# Good Dog :)



## Remuda1 (Apr 12, 2012)

I was mowing beside the sheep pasture today. Both of my GP girls had to come make sure I meant no harm to the flock. They're good girls. Well..... I flushed a baby rabbit and of course it ran straight into the pasture. I yelled NO, NO, NO but to no avail. Both dogs were on it in an instant. I continued mowing knowing that it was certainly dead. As I was mowing I noticed that the sheep were staring over where the dogs were out of my sight line. I got off the mower and went to investigate (dreading what I would find). It appeared that Sophie was mouthing and licking it. When I called her, she picked it up and started walking off with it in her mouth. It looked dead but not bloody or anything. I told her to let it to and when she dropped it, it took cover in the grass. I couldn't believe it, I picked it up and carried it to safety all the while telling it how extremely lucky it was!! Both dogs got a treat for that. 

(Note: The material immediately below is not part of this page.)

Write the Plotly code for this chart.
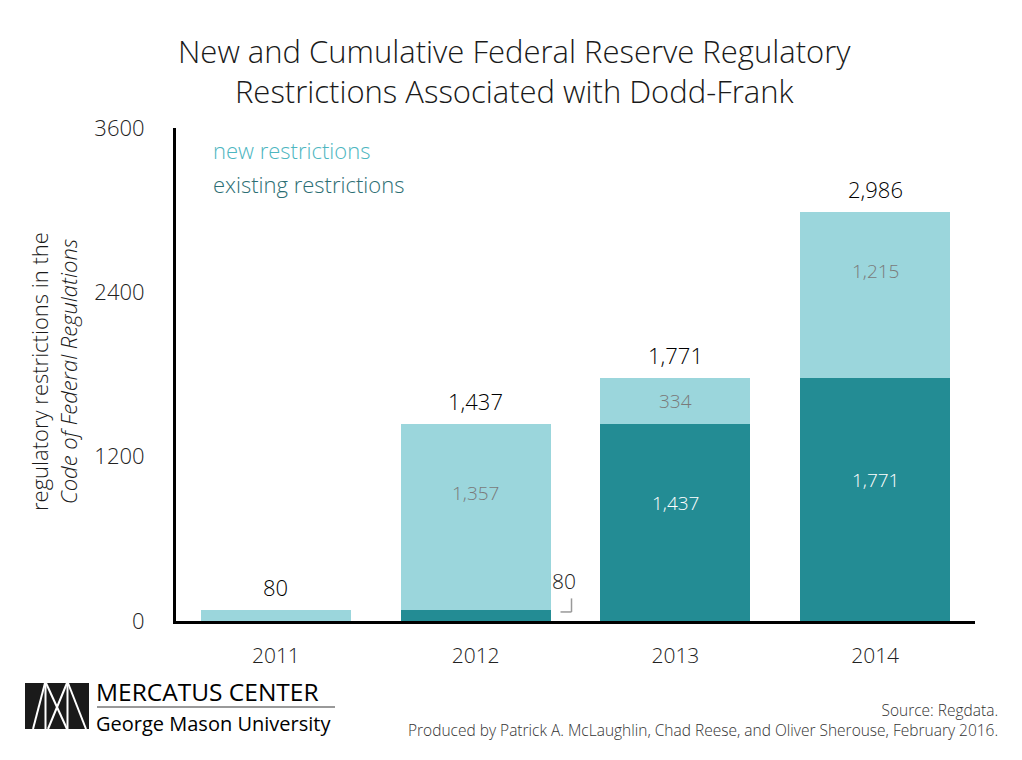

I used to have a great black lab female. She was such a sweetheart but would drive me crazy because she would sniff baby rabbits out of their holes and gently carry them around in her mouth until I took them away from her. Then I had to foster them until they were old enough to release. I never worried about her injuring them, but I'm amazed that Sophie didn't kill and eat that baby today.  I know they haves killed and eaten road runners out there..... So pleasantly pleased with my girls


----------



## TTs Chicks (Apr 12, 2012)

good dogs!


----------



## elevan (Apr 12, 2012)

Good dog indeed


----------



## Mzyla (Apr 13, 2012)

Unbelievable how smart they are! So many things we still discovering about our LGDs.
You have a good dogs


----------